Comments about the day to my brother and a dear friend:
To paraphrase Thoreau, if a church cannot keep step with the progress of sin, perhaps it is because the people are seeing different sins. To put it another way, when an ethos can no longer encompass the circumstances it is supposed to guide, perhaps it is time to consider a different ethos.
The Judeo-Christian-Muslim ethos has always been faulty, based as it is on absolutes — thou shalt nots — instead of core values — a good person “does not” — and empty threats. The most any group has to offer in the way of threats is shunning or death. The church has not lately been successful in using those pressures — at least not in the “first world.” There are too many other places to gain the fellowship without the strictures, and without direct and obvious consequences for breaking them, rules are useless. Anyone who has successfully raised a child knows that.

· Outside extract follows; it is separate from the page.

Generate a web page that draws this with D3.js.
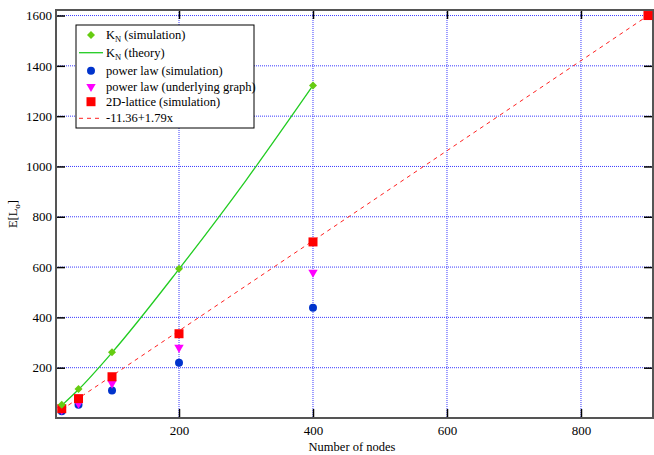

Witness the ease with which the three of us have left the faith we were raised in: the two of you to whatever drives your personal ethics, me to Buddhism (as close to an Atheistic religion as exists). Today, for example, is Buddha Day, when Buddhists celebrate the birth of Gautama Buddha — fully cognizant of the legendary quality of the birth story (involving impregnation in dreams by white elephants) but giving great attention to its application to the principle of interconnectedness of all things. That is the principle, exemplified in this particular birth, that myriad specific things must happen in order for an individual to be born (buddha or no), or for anything else to happen, and that everything would be different if only a few of them had happened differently. Ergo, universal connectedness.
This is the sort of principle that leads to a flexible, but useful ethos. Everything is interconnected, therefore I really am my brother’s keeper! (More here) Westerners, however, are not taught that critical — and obviously true — concept to any discernible degree.
Simply promising vague punishment and reward in an afterlife that no one really believes in (in their heart of hearts, else why grieve the dead?) is not sufficient to modify present behavior to the degree necessary. Only when people understand the concept of ethics*, and when governments are designed around the concept as well, will we have a chance. Those are the values that we sorely lack.
*In the sense of relating to treatment of others according to the Golden Rule, not adherence or non-adherence to written rules.